Unfortunately a lot of people will get their knickers in a twist denouncing Alberto Caviglia for daring to make a mockumentary about anti-Semitism— mainly people with no sense of humor, nor an understanding of how best to draw attention to prejudice. “Burning Love” is a deliriously funny, at times shockingly biting satire designed as a news feature on the disappearance of a young man who galvanizes the world into being proud of its latent anti-Semitism. Targeting the right demographic will be a challenge: A local release in October barely left a mark, though brave Jewish fests should celebrate this ferocious pic for thinking outside the box.
Part of what makes the film so clever is the way Caviglia reveals the hollowness of “tolerance,” knowing that beneath this overused word lies an ocean of prejudice. “Burning Love” is the mockumentary equivalent of “The Simpsons,” exposing through exaggeration by making its protag a likeable bigot whose off-the-charts anti-Semitism seems, on the one hand, ridiculously hyperbolic, yet on the other feels only slightly embellished. Sadly, the timing is ideal for the film, given the amount of chauvinism unapologetically spouted by so many of the world’s politicians these days.

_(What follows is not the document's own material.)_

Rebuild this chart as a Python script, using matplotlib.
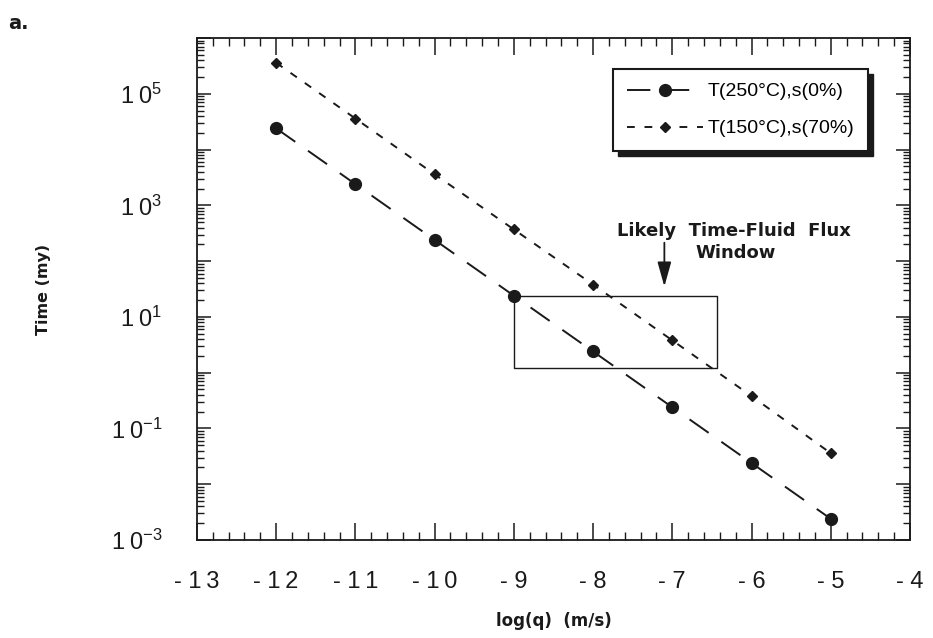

The entire film is done in the form of a “60 Minutes”-style news story about the disappearance of Leonardo Zuliani (Davide Giordano), whose campaign to remove any shame in being anti-Semitic makes him an internationally beloved figure. “He was an example for our generation,” says one follower. In classic reportage style, Caviglia “interviews” family members, colleagues and Italian celebrities (playing themselves) to trace how Leonardo came to embrace his bigotry, inspiring a crusade that made others equally proud of their hatred.
As early as 9, Leonardo (Tommaso Mercuri) was reading anti-Semitic magazines and bullying his Jewish classmate Mario (Manuel Mariani) via violent, “Itchy and Scratchy”-style anti-Semitic cartoons he would draw. Support came from his priest, Don Ciro (Massimiliano Gallo), who tells his class the Jews killed Jesus, but then Leonardo has a crisis of faith when he discovers Jesus was Jewish (“Hava Nagila” sends the boy into paroxysms of rage).
Once older, Leonardo starts an NGO to counter the rise of “antisemiphobia” (fear of anti-Semites) and makes a film titled “Afraid to Hate” which galvanizes a world looking for an excuse to embrace their bigotry without shame. He links up with the Nerd League (a pun on the Northern League, Italy’s right-wing anti-immigrant political party), and in a series of audaciously hilarious initiatives, leads a campaign to eliminate all traces of Jews and Judaism first from Italy, and then the world.
If there’s one flaw in “Burning Love” (aside from a slight repetitiveness that invariably affects most mockumentaries), it’s that audiences best equipped to appreciate its fearless satirical wit are the ones least in need of the lessons it imparts: in other words, progressive Jews who can extrapolate Caviglia’s trenchant humor and project it beyond anti-Semitism to encompass all the phobias, including Islamophobia, xenophobia and homophobia. Others may find themselves perplexed, discomforted, or about as ready to guffaw as a roomful of Germans watching a comedy about the Holocaust.
Tech credits are nicely in keeping with the look of TV reportage, mimicking an assortment of formats for the maximum amount of authenticity. Actors convey the perfect amount of earnestness, and cameos by major Italo figures are often inspired.